Van cayendo 26 canciones arrebatadoras más un interludio para que Varona, García de Diego y Carmona canten temas propios. Algunas piezas se han agriado, como Princesa en un arreglo rock, y otras han echado raíces, caso de Medias negras, ahora con un montuno que "he copiado de la versión de Willy Chirino, uno de los pocos cubanos de Miami que se atreve con mis canciones". Son casi tres horas de concierto que, créanlo, pasan rápidas. Ante un público misterioso, que aplaude la diapositiva con Javier Krahe -"si les gusta tanto Krahe, ¿cómo es que no se compran sus discos?"- pero también la grabación del parte radiofónico que anunció el final de la guerra civil -"quiero creer que entendían mi mensaje republicano"-. Hay insultos para los etarras, muchas dedicatorias y bromas infinitas a cuenta de los sombreros de Pancho Varona y su club de fans.

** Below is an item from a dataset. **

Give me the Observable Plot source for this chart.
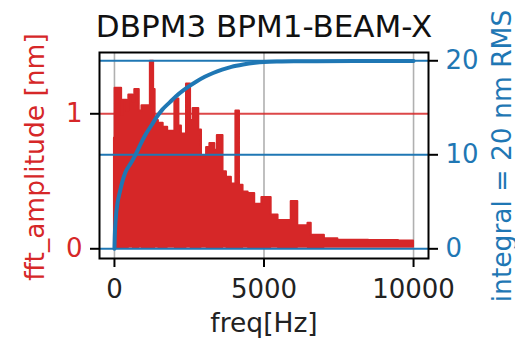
<!DOCTYPE html>
<html><head><meta charset="utf-8">
<script src="https://cdn.jsdelivr.net/npm/d3@7"></script>
<script src="https://cdn.jsdelivr.net/npm/@observablehq/plot@0.6"></script>
<style>
html,body{margin:0;padding:0;background:#fff;overflow:hidden}
#chart svg{display:block}
</style>
</head><body><div id="chart"></div>
<script>
const title = "DBPM3 BPM1-BEAM-X";
const xLabel = "freq[Hz]";
const yLeftLabel = "fft_amplitude [nm]";
const yRightLabel = "integral = 20 nm RMS";
const xTicks = [0, 5000, 10000];
const leftTicks = [0, 1];
const rightTicks = [0, 10, 20];

// FFT amplitude envelope (step breakpoints)
const fftFreq = [0, 20, 240, 290, 420, 480, 620, 680, 830, 920, 1200, 1310, 1360, 1470, 1630, 1780, 2020, 2155, 2240, 2410, 2545, 2630, 2820, 2910, 3080, 3190, 3355, 3440, 3630, 3745, 3910, 4060, 4180, 4300, 4470, 4690, 4930, 5240, 5470, 5910, 6130, 6470, 6580, 7020, 7470, 8500, 9500, 10000];
const fftHigh = [0.82, 1.19, 0.99, 1.10, 1.02, 1.14, 1.09, 1.18, 1.02, 1.06, 1.39, 1.18, 0.95, 0.93, 0.90, 0.87, 1.11, 0.91, 0.85, 1.22, 0.95, 1.04, 0.88, 0.69, 0.75, 0.78, 0.73, 0.84, 0.57, 0.53, 0.48, 1.02, 0.47, 0.42, 0.41, 0.33, 0.38, 0.25, 0.21, 0.35, 0.17, 0.19, 0.10, 0.075, 0.064, 0.062, 0.058, 0.055];
const fftLow  = [0.01, 0.01, 0.012, 0.01, 0.01, 0.012, 0.01, 0.01, 0.012, 0.01, 0.01, 0.01, 0.012, 0.01, 0.01, 0.012, 0.01, 0.01, 0.01, 0.012, 0.01, 0.01, 0.01, 0.012, 0.01, 0.01, 0.01, 0.01, 0.012, 0.01, 0.01, 0.01, 0.01, 0.012, 0.01, 0.01, 0.01, 0.012, 0.01, 0.01, 0.012, 0.01, 0.01, 0.012, 0.012, 0.012, 0.012, 0.012];

// cumulative integral (nm RMS)
const intFreq  = [0, 10, 43, 110, 177, 243, 360, 487, 600, 700, 900, 1050, 1250, 1410, 1600, 1855, 2050, 2300, 2500, 2743, 3020, 3300, 3600, 3910, 4300, 4700, 5000, 5500, 6000, 8000, 10000];
const intValue = [0, 1.3, 3.2, 5.0, 6.0, 6.9, 8.1, 8.8, 9.4, 10.0, 11.3, 12.2, 13.2, 14.0, 14.8, 15.6, 16.2, 16.85, 17.3, 17.8, 18.3, 18.7, 19.05, 19.35, 19.6, 19.78, 19.87, 19.93, 19.95, 19.97, 19.97];

const RED = "#d62728", BLUE = "#1f77b4";
const xDomain = [-500, 10500];
const yDomain = [-0.072, 1.454];
const rDomain = [-1.03, 20.88];
const toLeft = v => yDomain[0] + (v - rDomain[0]) * (yDomain[1] - yDomain[0]) / (rDomain[1] - rDomain[0]);
const fromLeft = y => rDomain[0] + (y - yDomain[0]) * (rDomain[1] - rDomain[0]) / (yDomain[1] - yDomain[0]);

const fft = fftFreq.map((f, i) => ({f, hi: fftHigh[i], lo: fftLow[i]}));
const integ = intFreq.map((f, i) => ({f, v: toLeft(intValue[i])}));

const chart = Plot.plot({
  width: 515, height: 340,
  marginLeft: 99, marginRight: 87, marginTop: 52, marginBottom: 82,
  style: {fontFamily: "DejaVu Sans", background: "white", color: "black"},
  x: {domain: xDomain},
  y: {domain: yDomain},
  marks: [
    Plot.ruleX(xTicks, {stroke: "#b0b0b0", strokeWidth: 1.6}),
    Plot.ruleY([1], {stroke: RED, strokeWidth: 2, strokeOpacity: 0.85}),
    Plot.areaY(fft, {x: "f", y1: "lo", y2: "hi", curve: "step-after", fill: RED, stroke: RED, strokeWidth: 2, strokeLinejoin: "round"}),
    Plot.ruleY(rightTicks.map(toLeft), {stroke: BLUE, strokeWidth: 2}),
    Plot.line(integ, {x: "f", y: "v", stroke: BLUE, strokeWidth: 4, curve: "monotone-x"}),
    Plot.frame({stroke: "black", strokeWidth: 2}),
    Plot.axisX({ticks: xTicks, tickSize: 9, tickPadding: 12, fontSize: 26, label: null, stroke: "black", strokeWidth: 2, fill: "#222", tickFormat: d => String(d)}),
    Plot.axisY({ticks: leftTicks, anchor: "left", tickSize: 9, tickPadding: 8, fontSize: 26, label: null, stroke: "black", strokeWidth: 2, fill: RED, tickFormat: d => String(d)}),
    Plot.axisY({ticks: rightTicks.map(toLeft), anchor: "right", tickSize: 9, tickPadding: 8, fontSize: 26, label: null, stroke: "black", strokeWidth: 2, fill: BLUE, tickFormat: d => String(Math.round(fromLeft(d)))}),
    Plot.text([title], {frameAnchor: "top", dy: -16, lineAnchor: "bottom", textAnchor: "middle", fontSize: 31, fill: "#111"}),
    Plot.text([xLabel], {frameAnchor: "bottom", dy: 73, lineAnchor: "bottom", textAnchor: "middle", fontSize: 26.5, fill: "#222"}),
    Plot.text([yLeftLabel], {frameAnchor: "left", dx: -55.7, dy: 1.5, rotate: -90, lineAnchor: "bottom", textAnchor: "middle", fontSize: 26.5, fill: RED}),
    Plot.text([yRightLabel], {frameAnchor: "right", dx: 82, dy: 0.5, rotate: -90, lineAnchor: "bottom", textAnchor: "middle", fontSize: 26.5, fill: BLUE})
  ]
});
document.getElementById("chart").appendChild(chart);
</script>
</body></html>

De vuelta al camerino, comienza lo que Joaquín llama el besamanos. "El pasado año me negaba a recibir después del show y me gané muchas enemistades; ahora he decidido ser simpático, y ya verás el resultado". Efectivamente, algunos de los visitantes son una pesadilla. Durante una hora, desfilan señoras y señoritas que van de lo impertinente a lo seductor, un amigo hindú de los tiempos de Londres, hinchas tristes del Atleti, la inevitable pregunta de si es Laredo "el pueblo con mar" de Y nos dieron las 10. Regalos insólitos y docenas de fotos y autógrafos. Las fuerzas vivas locales, incluyendo una dama que asegura llevar 30 años escuchando a Joaquín -"qué intuición, en 1970 yo no sabía ni coger una guitarra"-. Y el promotor, francamente satisfecho, que reconoce 5.000 espectadores, aunque el artista tiene una regla: "Siempre te dicen las tres cuartas partes o la mitad". Como se supone que el caché de Joaquín Sabina está por los 10 millones de pesetas y las entradas costaban unas 3.000 pesetas, hagan las cuentas y entenderán las sonrisas.

Hacia las cuatro de la madrugada, la comitiva se acuesta en el hotel de Santander. Pero no el Vampiro de Lavapiés, que enciende la televisión y se topa en La 2 con B. B. King tocando en San Sebastián. "¡Qué decir de un país que pone algo tan fantástico a esta hora. Aunque más me asombra que el hombre siga tocando 300 conciertos al año". Se rumorea que B. B. tiene deudas de juego y muchos hijos, ¿cuál es la excusa de Sabina? "Pues que el escenario es droga dura. Un actor es aplaudido al final de dos horas, mientras que a nosotros nos ovacionan cada cuatro minutos". Comienza una tertulia musical que se prolonga hasta el amanecer. Al poco, cae sobre Santander una tromba de agua que inunda bajos, arrasa mercadillos, revienta alcantarillas y saca a la calle manadas de ratas nadadoras. La expedición madrileña no llega a enterarse.